We pointed out in the Estate of Marotz (1953), 263 Wis. 99, 103, 56 N.W.2d 856, that a trial judge's determination of attorney fees would be sustained "unless such allowance is clearly unreasonable . . . [and] against the great weight and clear preponderance of the evidence." The appellant has not sustained that burden on this review.

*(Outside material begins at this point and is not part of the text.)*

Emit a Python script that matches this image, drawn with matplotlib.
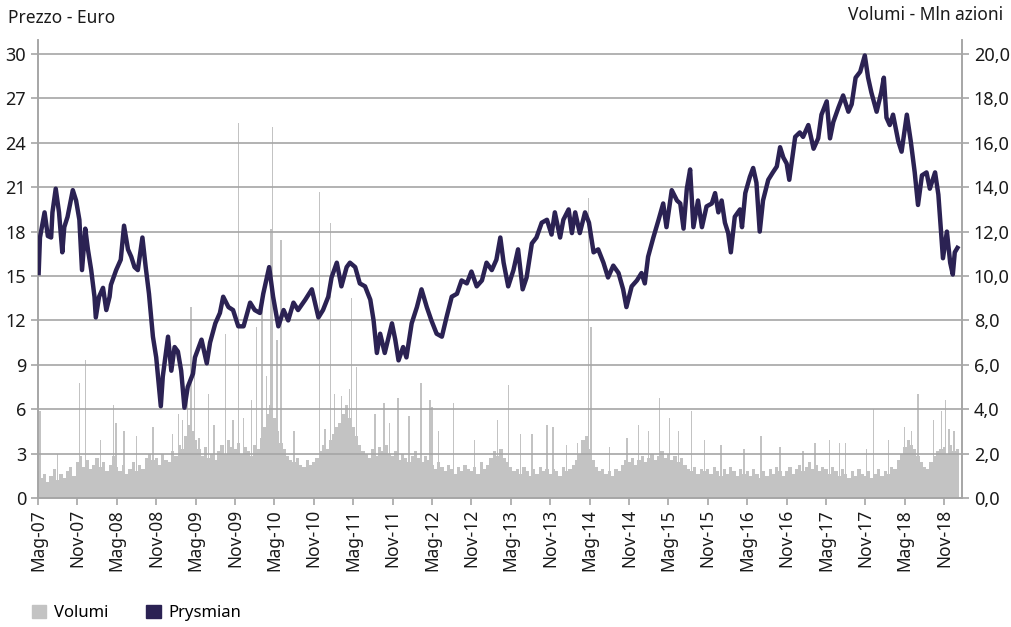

We should point out also that, at one time during the presettlement negotiations, Rasmussen apparently claimed the right to veto his clients' settlement of the case, and, in fact, at one point insisted that his fee be computed not on the sum collected, but on the gross amount owed. Fortunately, Rasmussen makes no such claims at the present time. We should point out, however, that we have, in the recent case of Goldman v. Home Mut. Ins. Co. (1964), 22 Wis. 2d 334, 341, 126 N.W.2d 1, held that, "The claim belongs to the client and not the attorney; the client has the right to compromise or even abandon his claim if he sees fit to do so." That opinion makes it clear that an attorney may enforce his contractual attorney's lien when a case is settled without regard to his rights under a contract with a client, either under the terms of sec. 256.36, Stats., or by a common law action. It is equally clear from that opinion that he cannot, by any contractual arrangement, stand in the way of his client's desire to compromise a case. We, of course, do not deal here with the provisions of sec. 256.38 which *272 require the consent of the attorney (or order of the court) for the settlement of a personal-injury or wrongful-death case, after the action has been brought and in which the attorney has appeared.

By the Court.Order affirmed.

BEILFUSS, J., took no part.


[*] Motion for rehearing denied, with costs, on September 8, 1969.